Your initial response will be that it was HPI clear before it was sold.  Unfortunately, the House of Lords decision in Moorgate Mercantile Co Ltd v Twitchings 1977 – yes 1977 but still binding on lower courts – states that because there was no legal obligation for a finance company to use the register, the car dealer was nevertheless liable.  

Of course, HPI in 1977 as opposed to HPI more than 40 years later may mean that if the same case was heard again, the outcome might be different.
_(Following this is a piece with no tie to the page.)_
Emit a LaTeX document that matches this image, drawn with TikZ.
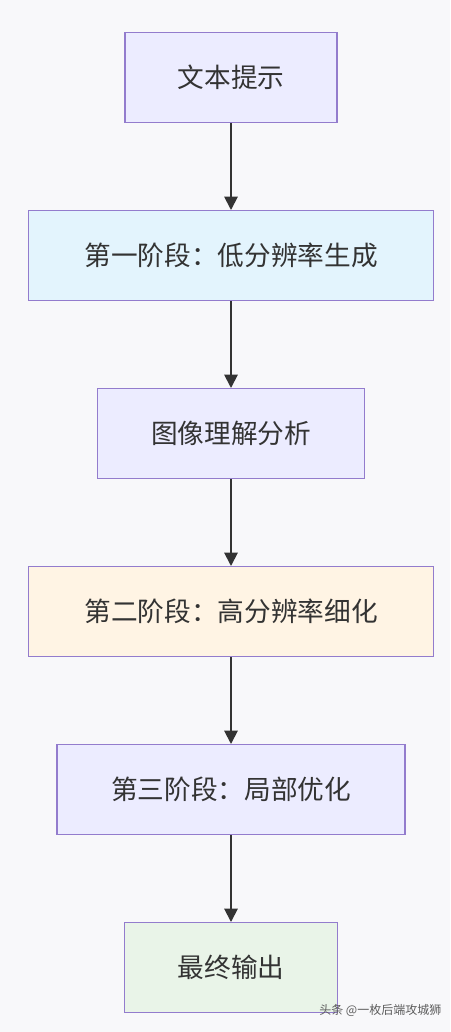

HOWEVER, it would probably require a court of equal or superior rank to the now obsolete House of Lords – such as the Supreme Court – to change it.  This is because of the deeply entrenched legal concept that a lower court cannot overrule a judgment given in a higher ranking court when the facts are the same.

Some light relief though comes in the form of the 2014 High Court decision in Chatfield’s Martin Walter v Lombard North Central, which came to a different conclusion because the facts were slightly different.  Here, the court found against the finance company who DID note their interest in a vehicle on the HPI register but who subsequently removed their interest in error.   There is, therefore, a difference between a finance company that fails to register their interest with HPI and one which does and then alters the register by removing it.  

It might be said that the High Court was simply doing its best to find a distinguishing factor to remove an age-old legal anomaly. It might have been good law in 1977 when HPI was in its comparative infancy, as opposed to now, where it is the place that everyone goes to and relies upon when checking cars for theft, insurance write offs, and outstanding finance.